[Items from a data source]
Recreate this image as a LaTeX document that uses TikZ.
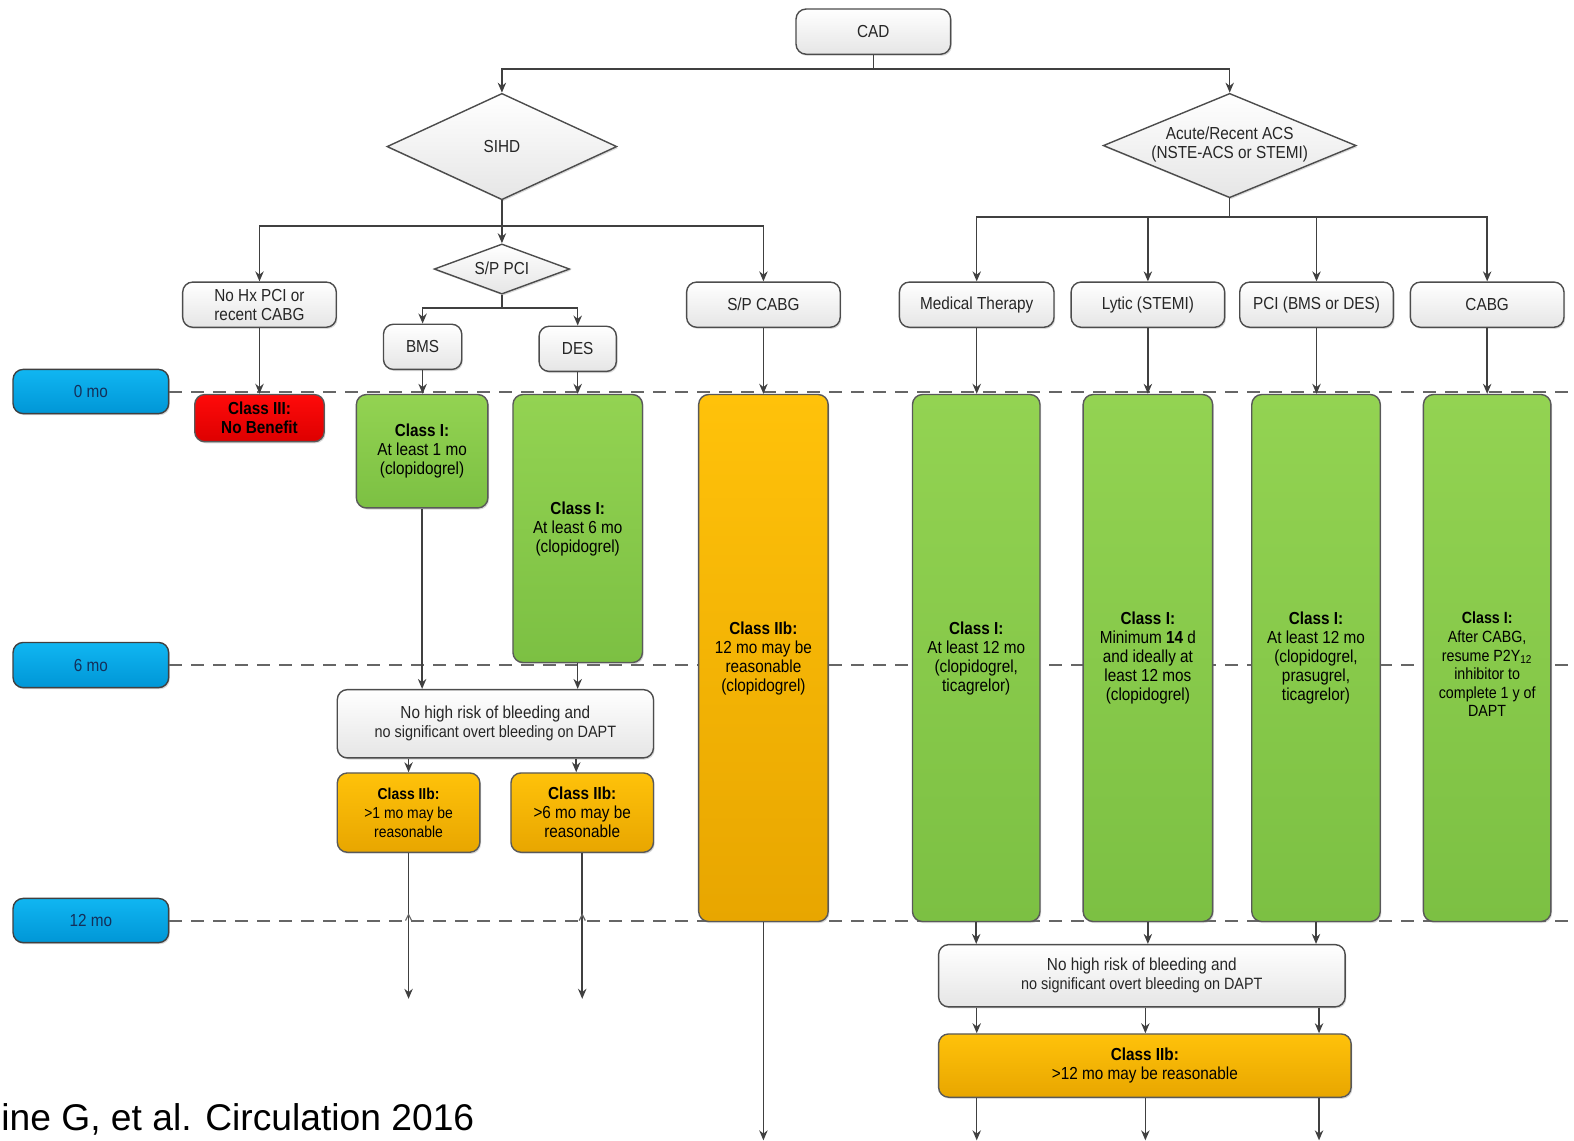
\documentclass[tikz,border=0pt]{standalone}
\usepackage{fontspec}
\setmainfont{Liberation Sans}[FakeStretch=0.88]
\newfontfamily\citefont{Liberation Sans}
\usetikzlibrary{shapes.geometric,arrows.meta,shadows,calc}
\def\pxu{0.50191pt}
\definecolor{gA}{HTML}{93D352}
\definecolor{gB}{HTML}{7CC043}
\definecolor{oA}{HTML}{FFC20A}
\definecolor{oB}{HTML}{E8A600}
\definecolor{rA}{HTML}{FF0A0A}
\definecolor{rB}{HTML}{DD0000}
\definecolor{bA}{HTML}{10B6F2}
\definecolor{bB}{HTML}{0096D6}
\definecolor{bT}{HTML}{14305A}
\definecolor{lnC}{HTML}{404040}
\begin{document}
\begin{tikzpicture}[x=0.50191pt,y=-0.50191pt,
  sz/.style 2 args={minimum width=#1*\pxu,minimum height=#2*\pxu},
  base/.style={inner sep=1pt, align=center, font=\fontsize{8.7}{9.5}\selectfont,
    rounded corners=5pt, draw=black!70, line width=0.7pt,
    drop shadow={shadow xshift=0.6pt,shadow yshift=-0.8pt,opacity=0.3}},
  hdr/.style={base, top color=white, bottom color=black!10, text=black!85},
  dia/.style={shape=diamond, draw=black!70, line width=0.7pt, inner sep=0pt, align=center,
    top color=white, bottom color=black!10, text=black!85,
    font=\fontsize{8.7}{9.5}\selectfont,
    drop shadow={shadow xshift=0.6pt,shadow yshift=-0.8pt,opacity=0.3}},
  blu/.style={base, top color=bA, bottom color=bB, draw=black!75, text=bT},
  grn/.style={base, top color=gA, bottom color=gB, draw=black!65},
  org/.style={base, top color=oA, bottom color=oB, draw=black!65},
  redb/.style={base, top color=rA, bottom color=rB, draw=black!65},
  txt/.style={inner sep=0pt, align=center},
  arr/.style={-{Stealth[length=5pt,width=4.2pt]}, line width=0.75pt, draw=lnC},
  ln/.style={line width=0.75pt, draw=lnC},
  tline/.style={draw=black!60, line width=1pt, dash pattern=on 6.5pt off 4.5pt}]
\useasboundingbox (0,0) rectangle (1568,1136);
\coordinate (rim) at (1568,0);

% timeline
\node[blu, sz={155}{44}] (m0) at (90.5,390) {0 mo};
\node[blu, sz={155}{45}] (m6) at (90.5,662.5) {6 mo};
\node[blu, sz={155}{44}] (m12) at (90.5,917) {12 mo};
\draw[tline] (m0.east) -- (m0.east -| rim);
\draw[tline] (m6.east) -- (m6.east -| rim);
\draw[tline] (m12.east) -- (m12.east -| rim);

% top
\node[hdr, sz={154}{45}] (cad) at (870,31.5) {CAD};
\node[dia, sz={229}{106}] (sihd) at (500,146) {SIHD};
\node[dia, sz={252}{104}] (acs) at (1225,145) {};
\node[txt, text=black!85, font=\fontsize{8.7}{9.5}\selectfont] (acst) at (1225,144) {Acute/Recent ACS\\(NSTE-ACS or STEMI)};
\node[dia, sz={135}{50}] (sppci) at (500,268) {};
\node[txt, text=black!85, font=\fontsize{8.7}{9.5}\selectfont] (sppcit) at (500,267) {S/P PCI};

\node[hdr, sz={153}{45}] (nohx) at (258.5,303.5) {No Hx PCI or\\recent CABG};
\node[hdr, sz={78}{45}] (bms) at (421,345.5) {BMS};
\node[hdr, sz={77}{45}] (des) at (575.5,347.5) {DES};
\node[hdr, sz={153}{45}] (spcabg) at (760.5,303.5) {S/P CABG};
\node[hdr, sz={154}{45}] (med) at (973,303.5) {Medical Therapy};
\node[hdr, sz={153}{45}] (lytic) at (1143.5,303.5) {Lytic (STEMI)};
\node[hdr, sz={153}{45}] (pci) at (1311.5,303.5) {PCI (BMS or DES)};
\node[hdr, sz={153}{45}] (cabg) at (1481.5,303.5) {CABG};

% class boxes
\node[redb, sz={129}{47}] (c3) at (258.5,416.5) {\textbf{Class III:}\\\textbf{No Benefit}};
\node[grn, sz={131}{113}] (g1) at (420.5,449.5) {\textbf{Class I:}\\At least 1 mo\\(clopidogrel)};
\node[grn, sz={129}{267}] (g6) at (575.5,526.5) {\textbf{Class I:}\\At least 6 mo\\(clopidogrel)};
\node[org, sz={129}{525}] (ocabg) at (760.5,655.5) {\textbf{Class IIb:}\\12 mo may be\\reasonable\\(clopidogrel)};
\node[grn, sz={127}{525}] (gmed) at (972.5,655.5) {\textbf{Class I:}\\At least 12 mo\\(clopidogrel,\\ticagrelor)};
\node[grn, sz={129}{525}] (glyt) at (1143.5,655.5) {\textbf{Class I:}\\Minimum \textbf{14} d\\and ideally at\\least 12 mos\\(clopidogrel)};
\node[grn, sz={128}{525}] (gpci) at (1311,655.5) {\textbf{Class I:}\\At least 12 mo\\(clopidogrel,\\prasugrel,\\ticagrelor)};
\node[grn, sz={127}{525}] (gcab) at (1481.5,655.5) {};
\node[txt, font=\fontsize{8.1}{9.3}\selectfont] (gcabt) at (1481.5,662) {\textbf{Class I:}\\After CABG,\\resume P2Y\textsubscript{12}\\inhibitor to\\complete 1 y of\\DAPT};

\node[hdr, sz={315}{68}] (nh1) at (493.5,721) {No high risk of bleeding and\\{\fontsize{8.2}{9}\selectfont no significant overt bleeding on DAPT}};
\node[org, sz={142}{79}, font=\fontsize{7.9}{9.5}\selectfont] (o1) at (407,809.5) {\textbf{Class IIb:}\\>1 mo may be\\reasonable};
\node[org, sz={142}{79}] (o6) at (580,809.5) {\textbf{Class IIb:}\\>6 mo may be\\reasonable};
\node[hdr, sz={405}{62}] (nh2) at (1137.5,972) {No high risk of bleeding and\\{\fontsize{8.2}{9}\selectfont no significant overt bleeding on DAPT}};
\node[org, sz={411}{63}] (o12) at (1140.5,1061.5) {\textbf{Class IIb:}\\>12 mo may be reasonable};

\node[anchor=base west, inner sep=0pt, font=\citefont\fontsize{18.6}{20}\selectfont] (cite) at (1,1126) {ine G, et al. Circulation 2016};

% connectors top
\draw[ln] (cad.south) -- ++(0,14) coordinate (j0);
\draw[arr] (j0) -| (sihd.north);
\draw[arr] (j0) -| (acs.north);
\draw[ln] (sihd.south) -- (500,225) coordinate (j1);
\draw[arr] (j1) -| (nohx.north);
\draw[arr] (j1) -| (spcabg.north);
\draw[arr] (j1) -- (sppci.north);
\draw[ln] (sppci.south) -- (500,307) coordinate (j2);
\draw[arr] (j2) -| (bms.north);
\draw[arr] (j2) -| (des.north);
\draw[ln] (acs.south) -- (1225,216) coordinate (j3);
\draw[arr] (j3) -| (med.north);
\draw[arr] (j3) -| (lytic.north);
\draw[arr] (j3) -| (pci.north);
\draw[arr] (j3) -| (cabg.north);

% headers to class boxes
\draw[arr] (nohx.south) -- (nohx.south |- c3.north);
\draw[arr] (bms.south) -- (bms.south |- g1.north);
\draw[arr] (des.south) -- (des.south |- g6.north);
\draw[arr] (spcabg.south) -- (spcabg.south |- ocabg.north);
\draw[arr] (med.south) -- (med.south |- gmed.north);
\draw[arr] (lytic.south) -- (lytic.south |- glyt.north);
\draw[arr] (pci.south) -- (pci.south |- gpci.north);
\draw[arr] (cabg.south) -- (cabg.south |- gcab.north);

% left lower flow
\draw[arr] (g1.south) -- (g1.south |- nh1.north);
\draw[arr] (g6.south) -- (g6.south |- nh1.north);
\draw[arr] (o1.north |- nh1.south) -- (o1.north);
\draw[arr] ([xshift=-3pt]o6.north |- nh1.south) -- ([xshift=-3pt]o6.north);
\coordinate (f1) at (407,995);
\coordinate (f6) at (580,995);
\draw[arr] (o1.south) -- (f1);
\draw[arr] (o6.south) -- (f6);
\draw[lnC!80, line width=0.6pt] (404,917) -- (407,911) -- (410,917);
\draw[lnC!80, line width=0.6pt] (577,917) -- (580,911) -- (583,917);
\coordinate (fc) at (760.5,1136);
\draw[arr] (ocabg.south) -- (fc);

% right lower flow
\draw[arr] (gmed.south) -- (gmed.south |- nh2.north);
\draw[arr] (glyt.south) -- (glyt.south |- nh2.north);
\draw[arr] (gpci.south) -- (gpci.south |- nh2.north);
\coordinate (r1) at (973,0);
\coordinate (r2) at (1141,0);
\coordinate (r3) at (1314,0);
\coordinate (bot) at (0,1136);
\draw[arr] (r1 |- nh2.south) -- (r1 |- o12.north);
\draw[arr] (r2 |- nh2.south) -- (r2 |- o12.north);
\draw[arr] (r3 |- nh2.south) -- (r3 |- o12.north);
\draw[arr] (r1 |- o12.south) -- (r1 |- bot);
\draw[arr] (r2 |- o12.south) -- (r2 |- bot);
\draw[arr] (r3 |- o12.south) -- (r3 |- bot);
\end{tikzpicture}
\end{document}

==

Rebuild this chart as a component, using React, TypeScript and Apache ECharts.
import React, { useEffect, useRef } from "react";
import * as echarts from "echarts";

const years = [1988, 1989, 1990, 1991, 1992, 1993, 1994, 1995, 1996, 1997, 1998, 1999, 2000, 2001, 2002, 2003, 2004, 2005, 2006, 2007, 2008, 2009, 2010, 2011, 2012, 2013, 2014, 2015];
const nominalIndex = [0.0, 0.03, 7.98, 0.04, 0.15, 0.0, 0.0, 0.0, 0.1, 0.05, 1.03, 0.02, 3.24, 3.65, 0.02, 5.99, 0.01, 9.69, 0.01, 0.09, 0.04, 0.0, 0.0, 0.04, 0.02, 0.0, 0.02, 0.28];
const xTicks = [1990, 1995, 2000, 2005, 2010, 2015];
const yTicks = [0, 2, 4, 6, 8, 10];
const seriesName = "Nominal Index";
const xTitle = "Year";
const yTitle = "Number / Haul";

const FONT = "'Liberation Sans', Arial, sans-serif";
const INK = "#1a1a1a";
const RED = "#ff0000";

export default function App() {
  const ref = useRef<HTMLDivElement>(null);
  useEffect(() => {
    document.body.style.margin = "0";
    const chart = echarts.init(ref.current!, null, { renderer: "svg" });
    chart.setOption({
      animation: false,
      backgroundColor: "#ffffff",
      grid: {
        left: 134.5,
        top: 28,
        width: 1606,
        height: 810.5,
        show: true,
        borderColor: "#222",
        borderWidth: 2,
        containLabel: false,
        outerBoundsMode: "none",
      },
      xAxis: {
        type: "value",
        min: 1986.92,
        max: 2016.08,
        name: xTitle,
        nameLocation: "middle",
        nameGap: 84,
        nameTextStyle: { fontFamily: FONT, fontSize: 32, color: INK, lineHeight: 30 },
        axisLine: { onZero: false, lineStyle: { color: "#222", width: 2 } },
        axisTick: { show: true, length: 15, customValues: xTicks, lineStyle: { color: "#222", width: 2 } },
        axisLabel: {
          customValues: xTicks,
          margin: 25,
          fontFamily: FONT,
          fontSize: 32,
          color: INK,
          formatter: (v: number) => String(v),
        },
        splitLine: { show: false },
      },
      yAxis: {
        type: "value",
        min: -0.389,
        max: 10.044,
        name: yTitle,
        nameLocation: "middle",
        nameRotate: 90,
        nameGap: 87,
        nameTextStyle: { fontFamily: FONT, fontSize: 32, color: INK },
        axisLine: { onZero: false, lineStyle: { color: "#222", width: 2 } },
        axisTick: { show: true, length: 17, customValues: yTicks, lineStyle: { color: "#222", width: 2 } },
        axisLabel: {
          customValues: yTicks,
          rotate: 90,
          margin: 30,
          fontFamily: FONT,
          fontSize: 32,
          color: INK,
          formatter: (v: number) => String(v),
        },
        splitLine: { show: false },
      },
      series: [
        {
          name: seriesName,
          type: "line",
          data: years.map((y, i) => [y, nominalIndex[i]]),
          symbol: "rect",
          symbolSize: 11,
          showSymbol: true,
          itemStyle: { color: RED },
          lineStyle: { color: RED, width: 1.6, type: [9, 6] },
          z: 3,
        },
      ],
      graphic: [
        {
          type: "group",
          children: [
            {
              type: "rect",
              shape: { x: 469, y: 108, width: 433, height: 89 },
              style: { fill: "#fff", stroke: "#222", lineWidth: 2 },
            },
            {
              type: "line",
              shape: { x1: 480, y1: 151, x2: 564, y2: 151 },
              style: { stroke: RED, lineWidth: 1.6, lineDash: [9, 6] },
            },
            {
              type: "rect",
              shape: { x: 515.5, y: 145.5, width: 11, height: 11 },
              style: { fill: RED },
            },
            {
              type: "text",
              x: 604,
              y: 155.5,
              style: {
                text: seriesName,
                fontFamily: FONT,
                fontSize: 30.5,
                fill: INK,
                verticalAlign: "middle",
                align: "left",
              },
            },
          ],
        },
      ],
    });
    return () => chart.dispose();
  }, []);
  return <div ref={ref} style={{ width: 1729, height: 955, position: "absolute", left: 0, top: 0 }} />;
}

Goal =
Transcribe only the lines above that start at the line containing "Recreate this image" and end at the line containing "(m12.east -| rim);". Omit pictures.

Solution to the problem =
Recreate this image as a LaTeX document that uses TikZ.
\documentclass[tikz,border=0pt]{standalone}
\usepackage{fontspec}
\setmainfont{Liberation Sans}[FakeStretch=0.88]
\newfontfamily\citefont{Liberation Sans}
\usetikzlibrary{shapes.geometric,arrows.meta,shadows,calc}
\def\pxu{0.50191pt}
\definecolor{gA}{HTML}{93D352}
\definecolor{gB}{HTML}{7CC043}
\definecolor{oA}{HTML}{FFC20A}
\definecolor{oB}{HTML}{E8A600}
\definecolor{rA}{HTML}{FF0A0A}
\definecolor{rB}{HTML}{DD0000}
\definecolor{bA}{HTML}{10B6F2}
\definecolor{bB}{HTML}{0096D6}
\definecolor{bT}{HTML}{14305A}
\definecolor{lnC}{HTML}{404040}
\begin{document}
\begin{tikzpicture}[x=0.50191pt,y=-0.50191pt,
  sz/.style 2 args={minimum width=#1*\pxu,minimum height=#2*\pxu},
  base/.style={inner sep=1pt, align=center, font=\fontsize{8.7}{9.5}\selectfont,
    rounded corners=5pt, draw=black!70, line width=0.7pt,
    drop shadow={shadow xshift=0.6pt,shadow yshift=-0.8pt,opacity=0.3}},
  hdr/.style={base, top color=white, bottom color=black!10, text=black!85},
  dia/.style={shape=diamond, draw=black!70, line width=0.7pt, inner sep=0pt, align=center,
    top color=white, bottom color=black!10, text=black!85,
    font=\fontsize{8.7}{9.5}\selectfont,
    drop shadow={shadow xshift=0.6pt,shadow yshift=-0.8pt,opacity=0.3}},
  blu/.style={base, top color=bA, bottom color=bB, draw=black!75, text=bT},
  grn/.style={base, top color=gA, bottom color=gB, draw=black!65},
  org/.style={base, top color=oA, bottom color=oB, draw=black!65},
  redb/.style={base, top color=rA, bottom color=rB, draw=black!65},
  txt/.style={inner sep=0pt, align=center},
  arr/.style={-{Stealth[length=5pt,width=4.2pt]}, line width=0.75pt, draw=lnC},
  ln/.style={line width=0.75pt, draw=lnC},
  tline/.style={draw=black!60, line width=1pt, dash pattern=on 6.5pt off 4.5pt}]
\useasboundingbox (0,0) rectangle (1568,1136);
\coordinate (rim) at (1568,0);

% timeline
\node[blu, sz={155}{44}] (m0) at (90.5,390) {0 mo};
\node[blu, sz={155}{45}] (m6) at (90.5,662.5) {6 mo};
\node[blu, sz={155}{44}] (m12) at (90.5,917) {12 mo};
\draw[tline] (m0.east) -- (m0.east -| rim);
\draw[tline] (m6.east) -- (m6.east -| rim);
\draw[tline] (m12.east) -- (m12.east -| rim);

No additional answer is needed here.